Although fuel smuggling is not new in Libya, the report confirmed that the amount of money stolen has surged dramatically since 2022, coinciding with changes in the leadership of the National Oil Corporation (NOC) — one of the few institutions still operating across the political divide between east and west since the fall of Muammar Gaddafi in 2011.
The organization explained that the NOC adopted a system of bartering crude oil for imported refined fuel. However, large quantities of this fuel were not distributed domestically at subsidized prices but were instead resold abroad for huge profits.
According to the report, Libya’s fuel imports rose from 20.4 million liters per day in 2021 to more than 41 million liters per day by the end of 2024, despite no justified increase in domestic demand.
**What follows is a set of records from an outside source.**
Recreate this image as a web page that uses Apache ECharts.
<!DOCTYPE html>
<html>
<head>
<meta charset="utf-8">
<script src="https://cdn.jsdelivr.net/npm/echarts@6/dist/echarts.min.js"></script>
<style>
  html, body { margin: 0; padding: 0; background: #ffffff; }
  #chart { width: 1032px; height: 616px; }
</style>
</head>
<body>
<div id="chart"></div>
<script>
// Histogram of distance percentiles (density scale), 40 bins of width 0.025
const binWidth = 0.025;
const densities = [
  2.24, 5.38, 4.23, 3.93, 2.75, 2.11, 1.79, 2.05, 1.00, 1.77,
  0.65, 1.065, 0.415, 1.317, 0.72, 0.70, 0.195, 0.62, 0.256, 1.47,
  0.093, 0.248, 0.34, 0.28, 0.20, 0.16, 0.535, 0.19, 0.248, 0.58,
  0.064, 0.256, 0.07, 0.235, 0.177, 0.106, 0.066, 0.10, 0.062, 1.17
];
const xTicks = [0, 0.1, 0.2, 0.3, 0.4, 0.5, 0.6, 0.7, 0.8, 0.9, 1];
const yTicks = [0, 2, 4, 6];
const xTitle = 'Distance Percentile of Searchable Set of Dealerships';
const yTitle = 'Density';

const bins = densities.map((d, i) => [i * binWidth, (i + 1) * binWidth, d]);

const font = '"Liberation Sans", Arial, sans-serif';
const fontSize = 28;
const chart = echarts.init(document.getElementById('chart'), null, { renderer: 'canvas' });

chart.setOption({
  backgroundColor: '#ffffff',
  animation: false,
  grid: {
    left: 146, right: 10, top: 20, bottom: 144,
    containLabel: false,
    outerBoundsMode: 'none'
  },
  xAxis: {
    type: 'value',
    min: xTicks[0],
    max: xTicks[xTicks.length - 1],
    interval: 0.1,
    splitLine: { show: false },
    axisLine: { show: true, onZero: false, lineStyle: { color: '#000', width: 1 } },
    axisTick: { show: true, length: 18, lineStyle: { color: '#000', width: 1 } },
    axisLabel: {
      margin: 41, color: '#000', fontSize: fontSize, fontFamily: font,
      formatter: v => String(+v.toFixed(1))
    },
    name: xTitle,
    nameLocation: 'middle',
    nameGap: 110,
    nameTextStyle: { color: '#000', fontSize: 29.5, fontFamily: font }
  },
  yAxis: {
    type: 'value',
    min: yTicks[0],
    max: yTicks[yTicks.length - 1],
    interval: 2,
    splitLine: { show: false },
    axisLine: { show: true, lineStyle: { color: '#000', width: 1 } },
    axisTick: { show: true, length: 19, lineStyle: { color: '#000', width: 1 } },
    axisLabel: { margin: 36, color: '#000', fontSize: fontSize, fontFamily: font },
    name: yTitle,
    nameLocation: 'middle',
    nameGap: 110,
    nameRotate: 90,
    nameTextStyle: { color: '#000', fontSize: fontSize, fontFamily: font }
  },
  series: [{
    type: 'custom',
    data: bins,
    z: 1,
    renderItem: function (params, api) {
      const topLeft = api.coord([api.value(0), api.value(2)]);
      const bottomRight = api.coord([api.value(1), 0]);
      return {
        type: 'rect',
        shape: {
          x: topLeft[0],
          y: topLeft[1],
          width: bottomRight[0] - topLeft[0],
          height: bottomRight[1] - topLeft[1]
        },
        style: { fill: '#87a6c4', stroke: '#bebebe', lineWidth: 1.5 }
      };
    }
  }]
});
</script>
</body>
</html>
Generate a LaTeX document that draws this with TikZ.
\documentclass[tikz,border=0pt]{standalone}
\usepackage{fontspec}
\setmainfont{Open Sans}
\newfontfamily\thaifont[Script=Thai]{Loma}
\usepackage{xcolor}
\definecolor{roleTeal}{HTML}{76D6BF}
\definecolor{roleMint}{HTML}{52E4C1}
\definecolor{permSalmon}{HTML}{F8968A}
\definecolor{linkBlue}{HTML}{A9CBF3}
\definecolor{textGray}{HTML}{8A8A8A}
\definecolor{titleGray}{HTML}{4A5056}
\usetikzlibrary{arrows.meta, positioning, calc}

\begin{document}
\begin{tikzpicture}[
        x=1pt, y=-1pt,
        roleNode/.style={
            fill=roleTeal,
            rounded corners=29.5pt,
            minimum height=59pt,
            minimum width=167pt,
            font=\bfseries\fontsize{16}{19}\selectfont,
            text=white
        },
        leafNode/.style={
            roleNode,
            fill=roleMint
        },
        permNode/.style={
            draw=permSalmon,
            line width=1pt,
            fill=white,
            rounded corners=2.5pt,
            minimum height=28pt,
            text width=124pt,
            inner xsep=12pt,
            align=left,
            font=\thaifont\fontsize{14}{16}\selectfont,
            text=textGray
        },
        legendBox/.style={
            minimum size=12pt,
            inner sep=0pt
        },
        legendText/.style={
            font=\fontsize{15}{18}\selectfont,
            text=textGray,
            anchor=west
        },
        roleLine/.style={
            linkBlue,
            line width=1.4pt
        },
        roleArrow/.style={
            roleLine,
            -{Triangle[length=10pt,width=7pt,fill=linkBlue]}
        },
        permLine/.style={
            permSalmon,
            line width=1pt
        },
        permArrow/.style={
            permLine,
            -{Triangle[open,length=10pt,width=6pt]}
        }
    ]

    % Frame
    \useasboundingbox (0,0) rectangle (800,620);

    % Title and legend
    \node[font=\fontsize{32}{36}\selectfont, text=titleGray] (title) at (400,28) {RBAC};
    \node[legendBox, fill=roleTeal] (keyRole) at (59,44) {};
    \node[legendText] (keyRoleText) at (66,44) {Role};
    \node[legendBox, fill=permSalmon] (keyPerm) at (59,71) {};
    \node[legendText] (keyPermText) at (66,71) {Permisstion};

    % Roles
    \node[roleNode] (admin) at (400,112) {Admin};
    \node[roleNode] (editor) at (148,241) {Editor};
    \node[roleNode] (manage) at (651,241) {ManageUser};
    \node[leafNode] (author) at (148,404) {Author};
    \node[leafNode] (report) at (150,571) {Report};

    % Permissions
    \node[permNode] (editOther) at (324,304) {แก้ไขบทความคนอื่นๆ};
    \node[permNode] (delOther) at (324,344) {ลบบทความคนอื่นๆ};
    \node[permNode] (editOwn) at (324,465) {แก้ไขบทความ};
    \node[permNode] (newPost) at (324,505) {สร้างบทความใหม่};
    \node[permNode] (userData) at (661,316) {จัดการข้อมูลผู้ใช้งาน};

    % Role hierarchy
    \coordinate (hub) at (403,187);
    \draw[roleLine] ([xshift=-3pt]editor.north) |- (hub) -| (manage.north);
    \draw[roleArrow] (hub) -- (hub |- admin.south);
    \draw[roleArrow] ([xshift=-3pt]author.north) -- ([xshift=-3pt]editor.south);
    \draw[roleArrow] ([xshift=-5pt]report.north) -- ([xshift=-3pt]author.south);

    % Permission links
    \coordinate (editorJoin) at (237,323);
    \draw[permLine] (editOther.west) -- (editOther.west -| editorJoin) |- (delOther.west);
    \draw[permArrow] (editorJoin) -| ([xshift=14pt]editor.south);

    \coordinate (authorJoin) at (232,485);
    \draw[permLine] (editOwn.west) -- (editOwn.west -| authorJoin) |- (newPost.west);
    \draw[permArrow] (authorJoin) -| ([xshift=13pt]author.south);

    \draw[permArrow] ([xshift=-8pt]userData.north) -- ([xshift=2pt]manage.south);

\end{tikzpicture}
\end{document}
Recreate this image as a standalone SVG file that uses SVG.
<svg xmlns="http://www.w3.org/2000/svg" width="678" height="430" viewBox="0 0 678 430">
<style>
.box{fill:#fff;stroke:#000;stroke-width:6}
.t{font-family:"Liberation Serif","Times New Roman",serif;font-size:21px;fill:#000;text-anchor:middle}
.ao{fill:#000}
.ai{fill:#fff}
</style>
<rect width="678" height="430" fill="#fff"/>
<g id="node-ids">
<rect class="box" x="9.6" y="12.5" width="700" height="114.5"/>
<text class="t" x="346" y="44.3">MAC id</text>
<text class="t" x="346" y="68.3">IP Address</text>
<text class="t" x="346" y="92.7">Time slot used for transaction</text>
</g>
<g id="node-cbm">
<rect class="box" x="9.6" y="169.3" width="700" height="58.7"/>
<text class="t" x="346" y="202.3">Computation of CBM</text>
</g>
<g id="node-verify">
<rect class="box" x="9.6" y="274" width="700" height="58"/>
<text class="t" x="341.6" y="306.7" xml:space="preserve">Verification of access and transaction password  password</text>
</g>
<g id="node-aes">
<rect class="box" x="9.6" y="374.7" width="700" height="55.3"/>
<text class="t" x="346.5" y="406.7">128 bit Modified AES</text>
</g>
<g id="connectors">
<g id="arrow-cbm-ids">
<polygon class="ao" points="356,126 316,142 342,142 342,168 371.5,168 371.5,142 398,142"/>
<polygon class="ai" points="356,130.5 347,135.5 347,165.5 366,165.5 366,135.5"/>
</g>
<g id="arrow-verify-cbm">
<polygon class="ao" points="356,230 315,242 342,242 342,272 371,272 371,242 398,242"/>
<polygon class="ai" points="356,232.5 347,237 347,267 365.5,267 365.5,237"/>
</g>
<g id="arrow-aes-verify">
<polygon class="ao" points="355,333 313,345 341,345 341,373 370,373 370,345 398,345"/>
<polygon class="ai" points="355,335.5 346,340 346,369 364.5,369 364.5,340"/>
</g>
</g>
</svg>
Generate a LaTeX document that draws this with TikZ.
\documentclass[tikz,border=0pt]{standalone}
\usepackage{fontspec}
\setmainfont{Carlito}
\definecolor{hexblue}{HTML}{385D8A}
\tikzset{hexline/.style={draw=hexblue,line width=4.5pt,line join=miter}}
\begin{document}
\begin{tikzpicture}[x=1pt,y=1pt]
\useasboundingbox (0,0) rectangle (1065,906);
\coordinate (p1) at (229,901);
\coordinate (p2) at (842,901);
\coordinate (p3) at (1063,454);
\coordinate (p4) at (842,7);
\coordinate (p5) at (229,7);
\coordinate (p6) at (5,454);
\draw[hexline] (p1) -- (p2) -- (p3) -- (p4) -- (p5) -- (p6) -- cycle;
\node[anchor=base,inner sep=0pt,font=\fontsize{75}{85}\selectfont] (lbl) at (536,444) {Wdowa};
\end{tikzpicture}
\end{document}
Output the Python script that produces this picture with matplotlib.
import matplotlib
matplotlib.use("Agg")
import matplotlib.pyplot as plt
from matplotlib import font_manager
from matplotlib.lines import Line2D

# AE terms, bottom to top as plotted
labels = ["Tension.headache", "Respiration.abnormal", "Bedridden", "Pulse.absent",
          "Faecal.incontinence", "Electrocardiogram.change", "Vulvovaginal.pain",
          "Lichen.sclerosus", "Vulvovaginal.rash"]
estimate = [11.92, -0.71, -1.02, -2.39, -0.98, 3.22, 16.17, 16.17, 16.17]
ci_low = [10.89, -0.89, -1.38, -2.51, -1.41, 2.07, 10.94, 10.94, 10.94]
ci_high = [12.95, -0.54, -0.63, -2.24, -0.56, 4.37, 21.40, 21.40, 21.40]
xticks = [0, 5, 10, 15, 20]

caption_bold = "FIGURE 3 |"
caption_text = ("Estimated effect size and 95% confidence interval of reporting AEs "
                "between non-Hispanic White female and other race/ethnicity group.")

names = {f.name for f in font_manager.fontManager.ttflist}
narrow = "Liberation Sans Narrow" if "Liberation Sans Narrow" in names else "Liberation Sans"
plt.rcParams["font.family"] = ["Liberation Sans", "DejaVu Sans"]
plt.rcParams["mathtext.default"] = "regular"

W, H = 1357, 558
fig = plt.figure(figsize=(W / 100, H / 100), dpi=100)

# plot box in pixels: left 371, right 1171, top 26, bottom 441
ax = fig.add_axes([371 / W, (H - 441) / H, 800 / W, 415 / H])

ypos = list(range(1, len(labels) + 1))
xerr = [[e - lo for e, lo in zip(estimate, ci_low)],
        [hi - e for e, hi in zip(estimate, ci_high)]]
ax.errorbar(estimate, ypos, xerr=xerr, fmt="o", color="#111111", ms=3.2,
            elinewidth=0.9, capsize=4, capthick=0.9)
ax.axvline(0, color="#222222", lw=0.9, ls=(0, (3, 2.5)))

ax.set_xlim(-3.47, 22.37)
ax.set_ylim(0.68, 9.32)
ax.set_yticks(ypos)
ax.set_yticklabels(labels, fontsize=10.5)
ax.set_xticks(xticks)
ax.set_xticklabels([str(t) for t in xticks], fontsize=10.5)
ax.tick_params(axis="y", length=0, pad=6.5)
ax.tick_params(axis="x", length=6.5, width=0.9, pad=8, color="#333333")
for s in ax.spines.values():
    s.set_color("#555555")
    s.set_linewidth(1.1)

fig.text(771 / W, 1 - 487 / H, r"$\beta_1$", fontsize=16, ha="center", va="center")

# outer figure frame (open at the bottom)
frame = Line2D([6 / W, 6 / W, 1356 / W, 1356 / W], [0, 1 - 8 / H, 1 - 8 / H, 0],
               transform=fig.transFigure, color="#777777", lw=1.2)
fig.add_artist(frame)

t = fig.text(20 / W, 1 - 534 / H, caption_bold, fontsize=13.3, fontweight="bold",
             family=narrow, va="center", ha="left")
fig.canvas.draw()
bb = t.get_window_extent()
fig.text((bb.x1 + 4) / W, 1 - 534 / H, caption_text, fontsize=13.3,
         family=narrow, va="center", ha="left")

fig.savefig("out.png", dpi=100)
More than half of the imported gasoline was reportedly sold on the black market through organized smuggling networks.
The report noted that Libya still lacks adequate refining capacity and that fuel smuggling in 2024 alone exceeded $6.7 billion — an amount that could have tripled the country’s spending on health and education.
It added that since 2021, smuggling has become part of a systematic policy of plundering public wealth led by corrupt political and economic elites working with criminal networks and officials controlling border crossings, ports, and transport routes. Destinations for smuggled fuel include Sudan, Chad, Niger, Tunisia, Albania, Malta, Italy, and Turkey.
The report stressed that these activities deprived the Central Bank of Libya of vital foreign currency revenues and weakened the credibility of the NOC, which remains the backbone of the Libyan economy.
In response, the NOC announced that it had halted the barter system in March 2025, noting that the quality of imported fuel between January and September of the same year declined by 8% compared to 2024. However, independent experts maintain that import levels remain far above the country’s actual needs, indicating that fuel smuggling continues at a high rate.